Although potential difficulties in financing social security benefits are receiving the most attention, other negative effects of low birth rates may be of equal or greater importance. Low fertility reduces the rate of scientific and other innovations since innovations mainly come from younger individuals. Younger individuals are also generally more adaptable, which is why new industries, like high tech startups, generally attract younger workers who are not yet committed to older and declining industries.
The great majority of countries have had growing populations during the past 250 years as world population grew at unprecedented rates. Yet ever since Malthus wrote his great work on the harmful effects of population growth on incomes, group after group have opposed high fertility and growing populations as bad for the world’s food supply, standard of living, and environment, including local and global pollution.

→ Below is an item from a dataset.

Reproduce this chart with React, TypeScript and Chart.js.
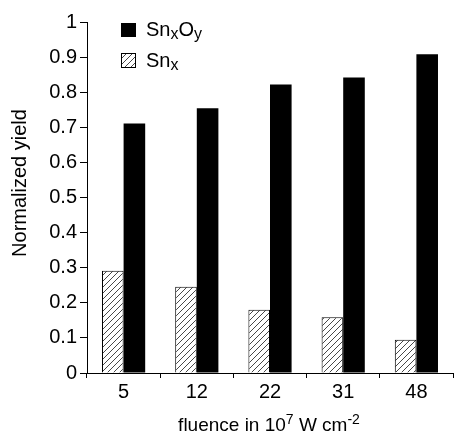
import { useEffect, useRef } from "react";
import { Chart, registerables } from "chart.js";

Chart.register(...registerables);

// Fluence categories (10^7 W cm^-2) and normalized yields
const fluence = ["5", "12", "22", "31", "48"];
const snxOyYield = [0.711, 0.754, 0.822, 0.842, 0.908];
const snxYield = [0.291, 0.246, 0.18, 0.159, 0.095];
const yTickValues = [0, 0.1, 0.2, 0.3, 0.4, 0.5, 0.6, 0.7, 0.8, 0.9, 1];

const FONT = "Arial, 'Liberation Sans', Helvetica, sans-serif";

type Seg = { t: string; sub?: boolean; sup?: boolean };

function makeHatch(): CanvasPattern | string {
  const s = 6;
  const c = document.createElement("canvas");
  c.width = s;
  c.height = s;
  const g = c.getContext("2d");
  if (!g) return "#fff";
  g.fillStyle = "#fff";
  g.fillRect(0, 0, s, s);
  g.strokeStyle = "#333";
  g.lineWidth = 0.9;
  g.beginPath();
  g.moveTo(0, s);
  g.lineTo(s, 0);
  g.moveTo(-1, 1);
  g.lineTo(1, -1);
  g.moveTo(s - 1, s + 1);
  g.lineTo(s + 1, s - 1);
  g.stroke();
  return g.createPattern(c, "repeat") || "#fff";
}

function segFont(seg: Seg, size: number, small: number) {
  return `${seg.sub || seg.sup ? small : size}px ${FONT}`;
}

function measureSegs(ctx: CanvasRenderingContext2D, segs: Seg[], size: number, small: number) {
  let w = 0;
  for (const s of segs) {
    ctx.font = segFont(s, size, small);
    w += ctx.measureText(s.t).width;
  }
  return w;
}

function drawSegs(
  ctx: CanvasRenderingContext2D,
  segs: Seg[],
  x: number,
  y: number,
  size: number,
  small: number,
  align: "left" | "center" = "left"
) {
  let cx = align === "center" ? x - measureSegs(ctx, segs, size, small) / 2 : x;
  ctx.textAlign = "left";
  ctx.textBaseline = "alphabetic";
  for (const s of segs) {
    ctx.font = segFont(s, size, small);
    const dy = s.sub ? 3 : s.sup ? -7 : 0;
    ctx.fillText(s.t, cx, y + dy);
    cx += ctx.measureText(s.t).width;
  }
}

export default function App() {
  const canvasRef = useRef<HTMLCanvasElement | null>(null);

  useEffect(() => {
    document.body.style.margin = "0";
    const canvas = canvasRef.current;
    if (!canvas) return;
    const hatch = makeHatch();

    const annotations = {
      id: "annotations",
      afterDraw(chart: Chart) {
        const ctx = chart.ctx;
        ctx.save();
        ctx.fillStyle = "#000";

        // legend
        ctx.fillRect(121, 23, 15, 14);
        drawSegs(ctx, [{ t: "Sn" }, { t: "x", sub: true }, { t: "O" }, { t: "y", sub: true }], 146, 36, 20, 16);
        ctx.fillStyle = hatch as any;
        ctx.fillRect(121.5, 53.5, 14, 14);
        ctx.strokeStyle = "#000";
        ctx.lineWidth = 1;
        ctx.strokeRect(121.5, 53.5, 14, 14);
        ctx.fillStyle = "#000";
        drawSegs(ctx, [{ t: "Sn" }, { t: "x", sub: true }], 146, 67, 20, 16);

        // x-axis title
        const area = chart.chartArea;
        drawSegs(
          ctx,
          [{ t: "fluence in 10" }, { t: "7", sup: true }, { t: " W cm" }, { t: "-2", sup: true }],
          (area.left + area.right) / 2 - 1,
          431,
          19,
          14,
          "center"
        );

        // y-axis title
        ctx.translate(26, 183);
        ctx.rotate(-Math.PI / 2);
        ctx.font = `20px ${FONT}`;
        ctx.textAlign = "center";
        ctx.textBaseline = "alphabetic";
        ctx.fillText("Normalized yield", 0, 0);
        ctx.restore();
      },
    };

    const chart = new Chart(canvas, {
      type: "bar",
      data: {
        labels: fluence,
        datasets: [
          {
            label: "Snx",
            data: snxYield,
            backgroundColor: hatch as any,
            borderColor: "#000",
            borderWidth: 1,
            borderSkipped: "bottom",
          },
          {
            label: "SnxOy",
            data: snxOyYield,
            backgroundColor: "#000",
            borderWidth: 0,
          },
        ],
      },
      options: {
        responsive: false,
        animation: false,
        events: [],
        layout: { padding: { top: 22, right: 2, left: 0, bottom: 0 } },
        plugins: {
          legend: { display: false },
          tooltip: { enabled: false },
          title: { display: false },
        },
        datasets: {
          bar: { categoryPercentage: 0.59, barPercentage: 1 },
        },
        scales: {
          x: {
            grid: {
              display: true,
              drawOnChartArea: false,
              tickLength: 5,
              color: "#000",
              offset: true,
            },
            border: { display: true, color: "#000", width: 1 },
            ticks: { color: "#000", font: { family: FONT, size: 20 }, padding: 2, maxRotation: 0 },
            afterFit(scale: any) {
              scale.height = 61;
            },
          },
          y: {
            min: 0,
            max: 1,
            afterBuildTicks(scale: any) {
              scale.ticks = yTickValues.map((v) => ({ value: v }));
            },
            grid: {
              display: true,
              drawOnChartArea: false,
              tickLength: 7,
              color: "#000",
            },
            border: { display: true, color: "#000", width: 1 },
            ticks: {
              color: "#000",
              font: { family: FONT, size: 20 },
              padding: 3,
              callback: (v: any) => String(Math.round(Number(v) * 10) / 10),
            },
            afterFit(scale: any) {
              scale.width = 87;
            },
          },
        },
      },
      plugins: [annotations],
    });

    return () => chart.destroy();
  }, []);

  return (
    <div style={{ width: 455, height: 434, background: "#fff" }}>
      <canvas ref={canvasRef} width={455} height={434} />
    </div>
  );
}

However, these possible negative effects of larger populations have to be weighed against the sizable benefits from more people. These benefits include a larger number of young persons who, as mentioned earlier, are more likely to innovate, such as coming up with more efficient ways to grow food, and pay for the benefits to retired men and women. A bigger population also increases the demand for new drugs, software, social networking, and other innovations that have increasing returns to the scale of demand.

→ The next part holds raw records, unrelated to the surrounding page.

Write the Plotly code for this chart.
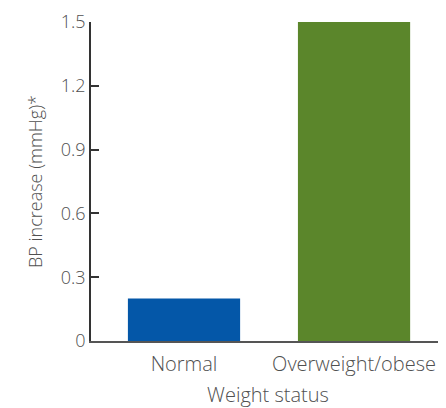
import plotly.graph_objects as go

categories = ["Normal", "Overweight/obese"]
values = [0.2, 1.5]
bar_colors = ["#0457A8", "#5B862B"]
y_ticks = [0, 0.3, 0.6, 0.9, 1.2, 1.5]
y_tick_labels = ["0", "0.3", "0.6", "0.9", "1.2", "1.5"]

font_family = "Open Sans, Noto Sans, sans-serif"
text_color = "#505050"

fig = go.Figure(
    go.Bar(
        x=categories,
        y=values,
        marker=dict(color=bar_colors, line=dict(width=0)),
        width=0.66,
    )
)

fig.update_layout(
    width=438,
    height=400,
    margin=dict(l=83, r=1, t=9, b=67),
    paper_bgcolor="white",
    plot_bgcolor="white",
    showlegend=False,
    font=dict(family=font_family, size=20, color=text_color, weight=300),
)

fig.update_xaxes(
    type="category",
    range=[-0.547, 1.535],
    showline=True,
    linecolor="#555555",
    linewidth=1.5,
    ticks="",
    showgrid=False,
    ticklabelstandoff=4,
    tickfont=dict(size=20, color=text_color, weight=300),
    title=dict(text="Weight status", font=dict(size=20, color=text_color, weight=300), standoff=14),
)

fig.update_yaxes(
    range=[0, 1.5],
    tickmode="array",
    tickvals=y_ticks,
    ticktext=y_tick_labels,
    showline=True,
    linecolor="#333333",
    linewidth=1.5,
    ticks="inside",
    ticklen=8,
    tickcolor="#333333",
    tickwidth=1.5,
    showgrid=False,
    zeroline=False,
    ticklabeloverflow="allow",
    ticksuffix="    ",
    tickfont=dict(size=18, color=text_color, weight=300),
    title=dict(text="BP increase (mmHg)*", font=dict(size=18, color=text_color, weight=300), standoff=14),
)

fig.write_html("out.html")
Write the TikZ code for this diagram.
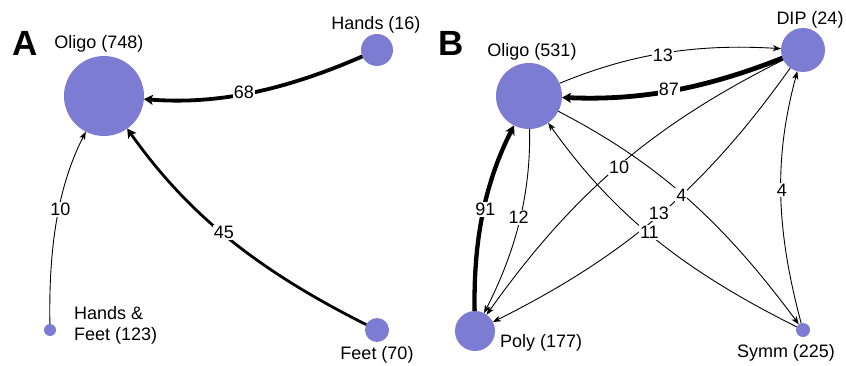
\documentclass[tikz,border=0pt]{standalone}
\usepackage{fontspec}
\setmainfont{Liberation Sans}
\usetikzlibrary{arrows.meta}
\definecolor{nodeblue}{RGB}{124,124,211}
\begin{document}
\begin{tikzpicture}[x=1pt,y=1pt,
  vtx/.style={circle,fill=nodeblue,inner sep=0pt,minimum size=#1},
  txt/.style={font=\fontsize{18}{21}\selectfont,inner sep=0pt},
  panel/.style={font=\fontsize{35}{40}\selectfont\bfseries,inner sep=0pt},
  wlabel/.style={fill=white,inner sep=1pt,font=\fontsize{18}{21}\selectfont},
  link/.style={draw=black,line width=0.9pt,-{Stealth[length=8pt,width=6pt,inset=2pt]}},
  heavy/.style={draw=black,-{Stealth[length=9pt,width=10pt,inset=2pt]}},
]
\useasboundingbox (0,0) rectangle (846,-366);

% ---- panel A ----
\node[panel] (labA) at (25,-43) {A};
\node[vtx=80pt] (oa)  at (104,-96) {};
\node[vtx=32pt] (ha)  at (377,-50) {};
\node[vtx=12pt] (hfa) at (50,-330) {};
\node[vtx=24pt] (fa)  at (377,-330) {};

\node[txt] (toa)  at (99,-44) {Oligo (748)};
\node[txt] (tha)  at (376,-25) {Hands (16)};
\node[txt,anchor=west,align=left] (thfa) at (74,-325.5) {Hands \&\\Feet (123)};
\node[txt] (tfa)  at (377,-355) {Feet (70)};

\draw[heavy,line width=3.8pt,shorten <=16pt,shorten >=40pt]
  (ha.center) to[bend left=14] node[wlabel]{68} (oa.center);
\draw[heavy,line width=2.8pt,shorten <=12pt,shorten >=40pt]
  (fa.center) to[bend left=14] node[wlabel]{45} (oa.center);
\draw[link,shorten <=6pt,shorten >=40pt]
  (hfa.center) to[bend left=14] node[wlabel]{10} (oa.center);

% ---- panel B ----
\node[panel] (labB) at (451,-43) {B};
\node[vtx=66pt] (ob)   at (529,-96) {};
\node[vtx=44pt] (dip)  at (803,-50) {};
\node[vtx=40pt] (poly) at (475,-331) {};
\node[vtx=14pt] (sym)  at (803,-330) {};

\node[txt] (tob)   at (532,-52) {Oligo (531)};
\node[txt] (tdip)  at (810,-20) {DIP (24)};
\node[txt,anchor=west] (tpoly) at (500,-343) {Poly (177)};
\node[txt] (tsym)  at (786,-353) {Symm (225)};

\draw[link,shorten <=33pt,shorten >=22pt]
  (ob.center) to[bend left=13] node[wlabel]{13} (dip.center);
\draw[heavy,line width=4.8pt,shorten <=22pt,shorten >=33pt]
  (dip.center) to[bend left=12] node[wlabel]{87} (ob.center);
\draw[heavy,line width=4.3pt,shorten <=20pt,shorten >=33pt]
  (poly.center) to[bend left=14] node[wlabel]{91} (ob.center);
\draw[link,shorten <=33pt,shorten >=20pt]
  (ob.center) to[bend left=14] node[wlabel]{12} (poly.center);
\draw[link,shorten <=22pt,shorten >=20pt]
  (dip.center) to[bend right=14] node[wlabel]{10} (poly.center);
\draw[link,shorten <=22pt,shorten >=20pt]
  (dip.center) to[bend left=14] node[wlabel]{13} (poly.center);
\draw[link,shorten <=33pt,shorten >=7pt]
  (ob.center) to[bend left=13] node[wlabel]{4} (sym.center);
\draw[link,shorten <=7pt,shorten >=33pt]
  (sym.center) to[bend left=14] node[wlabel]{11} (ob.center);
\draw[link,shorten <=7pt,shorten >=22pt]
  (sym.center) to[bend left=15] node[wlabel]{4} (dip.center);
\end{tikzpicture}
\end{document}
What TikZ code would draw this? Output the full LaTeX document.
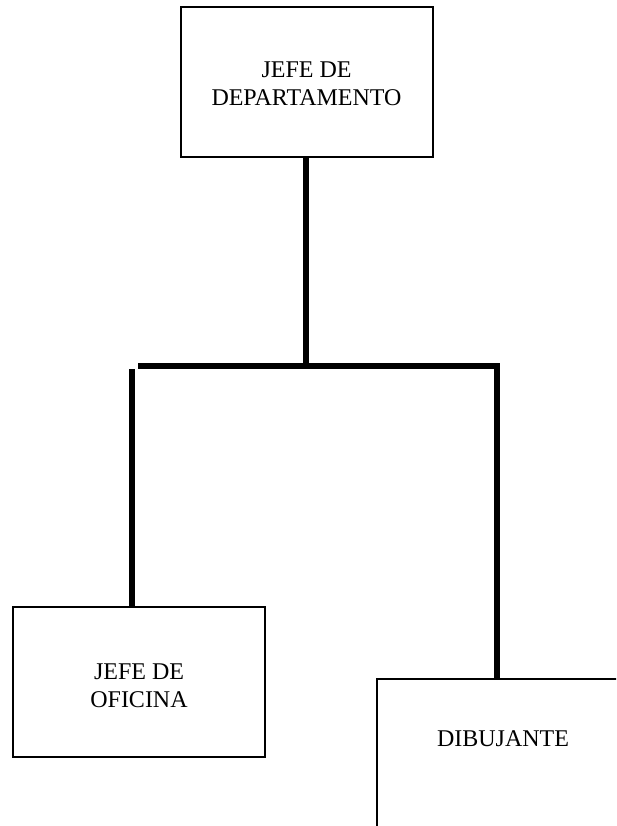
\documentclass[tikz,border=0pt]{standalone}
\usepackage{fontspec}
\setmainfont{Liberation Serif}
\usepackage{tikz}

\tikzset{
    cargo/.style={draw, line width=2pt, minimum width=252pt, minimum height=150pt,
        align=center, font=\fontsize{24}{28}\selectfont, inner sep=0pt},
    linea/.style={line width=6pt}
}

\begin{document}
\begin{tikzpicture}[x=1pt, y=-1pt]
    \useasboundingbox (0,0) rectangle (616,826);
    \clip (0,0) rectangle (616,826);
    \node[cargo, text height=48pt] (jefe) at (306.5,82) {JEFE DE\\DEPARTAMENTO};
    \node[cargo, text height=52pt] (ofi) at (139,682) {JEFE DE\\OFICINA};
    \node[cargo, text depth=30pt] (dib) at (503,754) {DIBUJANTE};
    \coordinate (barL) at (138,366);
    \coordinate (barR) at (500,366);
    \coordinate (bajada) at (132,369);
    \draw[linea] (jefe.south -| 306,0) -- (306,366);
    \draw[linea] (barL) -- (barR);
    \draw[linea] (497,363) -- (497,366 |- dib.north);
    \draw[linea] (bajada) -- (bajada |- ofi.north);
\end{tikzpicture}
\end{document}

To be sure, if higher birth rates lead to lesser education and other human capital investments in each child, they may result in lower, not higher, per capita incomes. Malthus fear of lower per capita incomes explains his strong opposition to high birth rates. However, the rapid growth in world population during past 250 years has been accompanied by unprecedented high per capita incomes all over the world. Whatever the Malthusian negative effects of greater population, they have been dominated by factors that raised per capita incomes, including the benefits of increasing returns and other advantages from having a larger population.
China is seriously considering either greatly modifying or completely abandoning its “one child” policy because of its effects on the number of young persons, and population decline. France a while back instituted a generous and expensive system of financial support to families that have 2 or more births. Germany, Japan, South Korea, Russia, and other countries are discussing and sometimes implementing similar child support programs.

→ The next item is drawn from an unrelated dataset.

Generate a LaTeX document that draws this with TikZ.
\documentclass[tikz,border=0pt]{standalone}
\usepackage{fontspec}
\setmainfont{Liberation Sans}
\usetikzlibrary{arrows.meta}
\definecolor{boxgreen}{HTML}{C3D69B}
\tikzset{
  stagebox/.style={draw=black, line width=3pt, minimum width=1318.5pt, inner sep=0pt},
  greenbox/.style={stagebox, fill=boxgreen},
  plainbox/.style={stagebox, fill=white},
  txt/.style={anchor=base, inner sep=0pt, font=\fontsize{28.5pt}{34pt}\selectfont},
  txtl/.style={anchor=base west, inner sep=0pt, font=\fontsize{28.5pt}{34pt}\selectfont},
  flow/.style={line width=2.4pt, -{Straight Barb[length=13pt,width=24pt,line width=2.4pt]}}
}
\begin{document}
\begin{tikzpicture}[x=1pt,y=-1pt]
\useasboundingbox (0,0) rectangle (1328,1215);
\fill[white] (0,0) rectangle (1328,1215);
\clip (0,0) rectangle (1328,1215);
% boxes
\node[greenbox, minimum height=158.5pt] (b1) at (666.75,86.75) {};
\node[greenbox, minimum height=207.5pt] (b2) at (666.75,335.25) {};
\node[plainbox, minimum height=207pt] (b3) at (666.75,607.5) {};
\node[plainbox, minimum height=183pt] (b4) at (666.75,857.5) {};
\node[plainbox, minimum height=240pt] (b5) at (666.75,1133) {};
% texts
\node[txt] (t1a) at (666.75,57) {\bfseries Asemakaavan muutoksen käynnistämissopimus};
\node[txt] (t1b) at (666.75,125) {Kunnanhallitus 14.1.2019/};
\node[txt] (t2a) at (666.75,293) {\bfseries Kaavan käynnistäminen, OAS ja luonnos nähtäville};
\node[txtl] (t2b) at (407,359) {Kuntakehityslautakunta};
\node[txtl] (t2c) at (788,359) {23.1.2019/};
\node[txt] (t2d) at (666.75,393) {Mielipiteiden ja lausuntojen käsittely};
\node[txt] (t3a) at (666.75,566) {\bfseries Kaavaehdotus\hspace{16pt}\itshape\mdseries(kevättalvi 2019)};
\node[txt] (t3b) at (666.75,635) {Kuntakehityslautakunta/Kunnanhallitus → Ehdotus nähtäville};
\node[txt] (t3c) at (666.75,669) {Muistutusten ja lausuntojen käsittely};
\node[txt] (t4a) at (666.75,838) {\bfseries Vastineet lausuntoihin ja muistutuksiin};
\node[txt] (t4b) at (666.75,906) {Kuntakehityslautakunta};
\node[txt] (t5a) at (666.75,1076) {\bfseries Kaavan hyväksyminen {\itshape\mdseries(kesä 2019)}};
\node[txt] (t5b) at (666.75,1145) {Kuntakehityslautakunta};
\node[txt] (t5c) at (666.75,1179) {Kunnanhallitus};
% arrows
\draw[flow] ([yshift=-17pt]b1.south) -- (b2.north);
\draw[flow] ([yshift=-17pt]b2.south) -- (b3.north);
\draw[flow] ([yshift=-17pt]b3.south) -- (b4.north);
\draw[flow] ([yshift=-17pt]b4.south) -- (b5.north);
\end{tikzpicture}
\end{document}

Whether a subsidy is justified depends on whether the benefits from more births and a larger population, including the benefits to the families having children, exceed the cost of encouraging births, such as the budgetary costs to governments of a child support program, potentially greater environmental damage, and the like. Even if, as I firmly believe, that on the whole greater population in the modern world has more benefits than costs, one has to recognize that programs to stimulate births are expensive, aside from simply ending birth suppression policies, as in China’s one child regulatory policy,
For example, to cut the gap in half between Germany’s actual TFR of about 1.4 and a replacement level of fertility of 2.1 requires a 25% increase in the number of births. Yet such a large increase in fertility has not been achieved by any past fertility subsidy programs, even expensive ones, presumably because children are so costly to raise in the money, time, and energy of parents. A more modest 10-15 percent growth in fertility might be achievable with generous and expensive programs, as in France. Perhaps a full benefit cost analysis would show that such a program is warranted, but the jury on this is still out.